Na oportunidade em que o presidente Luiz Inácio Lula da Silva inicia sua viagem oficial à China, acompanhado de extensa comitiva, acho importante fazer um histórico da relação entre os dois países, relação essa que mudou muito ao longo dos tempos.

No final do século 19 e início do século 20, China e Brasil eram países totalmente isolados. Embora do Japão tenham vindo para cá várias levas de imigrantes, que cresceram e se multiplicaram, o mesmo não aconteceu com os chineses.

Terminada a Segunda Guerra Mundial, na qual o território da China esteve em boa parte ocupado por tropas do Império do Sol Nascente, iniciou-se a Guerra Civil chinesa. De um lado, os exércitos comunistas liderados por Mao Tsé-Tung. Do outro, os nacionalistas do generalíssimo Chiang Kai-shek.

Com a vitória de Mão, os seguidores de Chiang se refugiaram na ilha de Formosa (Taiwan), onde a maioria de seus descendentes vive até hoje.

Pequim considera Taiwan uma província rebelde.

Embora Formosa representasse uma parcela ínfima da população chinesa (menos de dois por cento), os Estados Unidos passaram a considerar a ilha como representando toda a China, inclusive na ONU, onde os taiwaneses tinham participação permanente no Conselho de Segurança, com direito a veto, tal como acontecia (e continua acontecendo) com os demais aliados vencedores da guerra: Estados Unidos, União Soviética, Grã-Bretanha e França.

A incongruência durou até 1979 quando, após uma visita histórica (e secreta) de Henry Kissinger a Pequim, seguiu-se uma outra (desta vez pública, como não podia deixar de ser) na qual o presidente Richard Nixon encontrou-se com Mao Tsé-Tung, para grande espanto mundial e enorme decepção de Moscou.

A partir daí, a China continental passou a fazer parte da ONU em lugar de Taiwan. Por imposição chinesa, nenhum país que reconhecesse a soberania taiwanesa podia ter relações diplomáticas com Pequim.

Era um ou outro. Isso valia inclusive para competições esportivas. Formosa foi excluída dos jogos olímpicos e dos quadros da FIFA.
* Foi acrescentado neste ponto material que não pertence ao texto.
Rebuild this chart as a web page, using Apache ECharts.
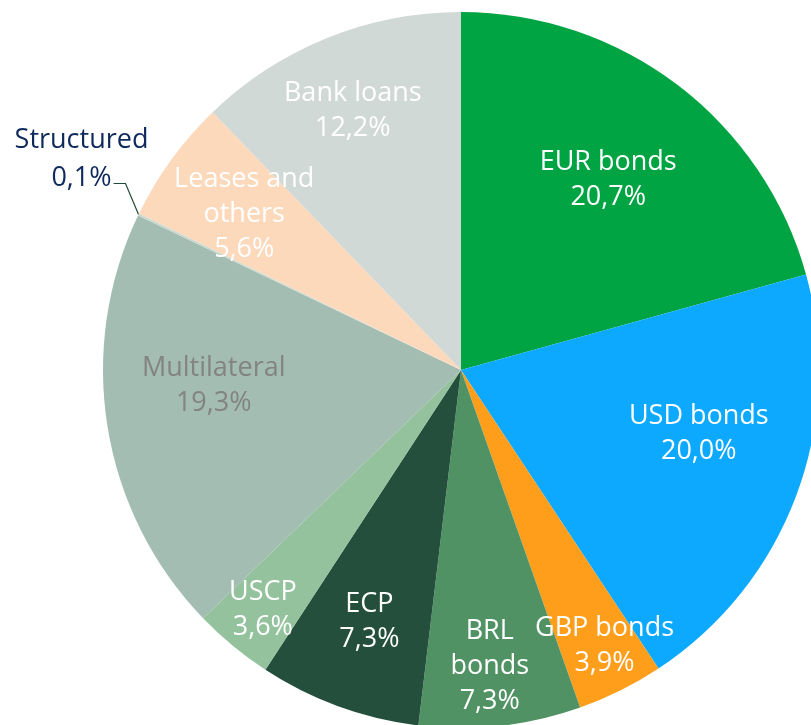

O Brasil, que, acompanhando os Estados Unidos, considerava Formosa como sendo toda a China, rapidamente mudou de lado, embora não houvesse praticamente nenhum relacionamento com Pequim.

Em abril de 1964, quando o presidente João (Jango) Goulart foi deposto pelos militares, encontrava-se no Brasil uma missão oficial chinesa.

Em vez de serem convidados a se retirar do país, os chineses foram presos e torturados pela ditadura. O episódio é narrado no livro “O caso dos nove chineses”, de autoria de Ciça Guedes e Murilo Fiuza de Melo.

Durante muitos anos, não houve praticamente nenhum interesse (de ambas as partes) em manter relações comerciais Brasília-Pequim.

Foi a época do fracassado Grande Salto para a Frente, programa econômico de Mao Tsé-Tung que matou de fome entre 30 e 40 milhões de chineses.

Por ocasião da Revolução Cultural, aí mesmo é que ter relações comerciais com a China não traria nenhum benefício ao Brasil.

Com a morte de Mao e, pouco depois, com a subida ao poder de Deng Xiaoping, o homem que dizia “que não importa se o gato é preto ou branco, desde que mate o rato”, a China entrou num ciclo de crescimento do qual, com exceção de algumas freadas de arrumação, perdura até hoje.

Nesse período de boom chinês, o Brasil foi um dos países mais beneficiados, exportando para lá matérias-primas e commodities, as mais diversas, com destaque para minério de ferro, carne e soja.

Vendas para a China foram a principal razão do forte crescimento do PIB brasileiro durante os dois primeiros mandatos de Lula.

Se esta visita de Estado, que hoje está começando, for bem conduzida, é possível que nossa economia comece a sair do estado letárgico atual.

O benefício se refletirá nas ações de empresas brasileiras que exportam para a China, apesar da forte concorrência exercida pelo mercado de renda fixa, que se aproveita da relação de picuinha do cidadão (agora virou “esse rapaz”) que preside o BC e o sindicalista que, para nosso pesar, trocou o pragmatismo de 2003 pelo “dilmismo”, de amarga lembrança, que o sucedeu em 2011.

Um ótimo fim de semana para todos,

Ivan Sant’Anna


PS: Para tratar uma pneumonia leve, a viagem de Lula ainda não está confirmada.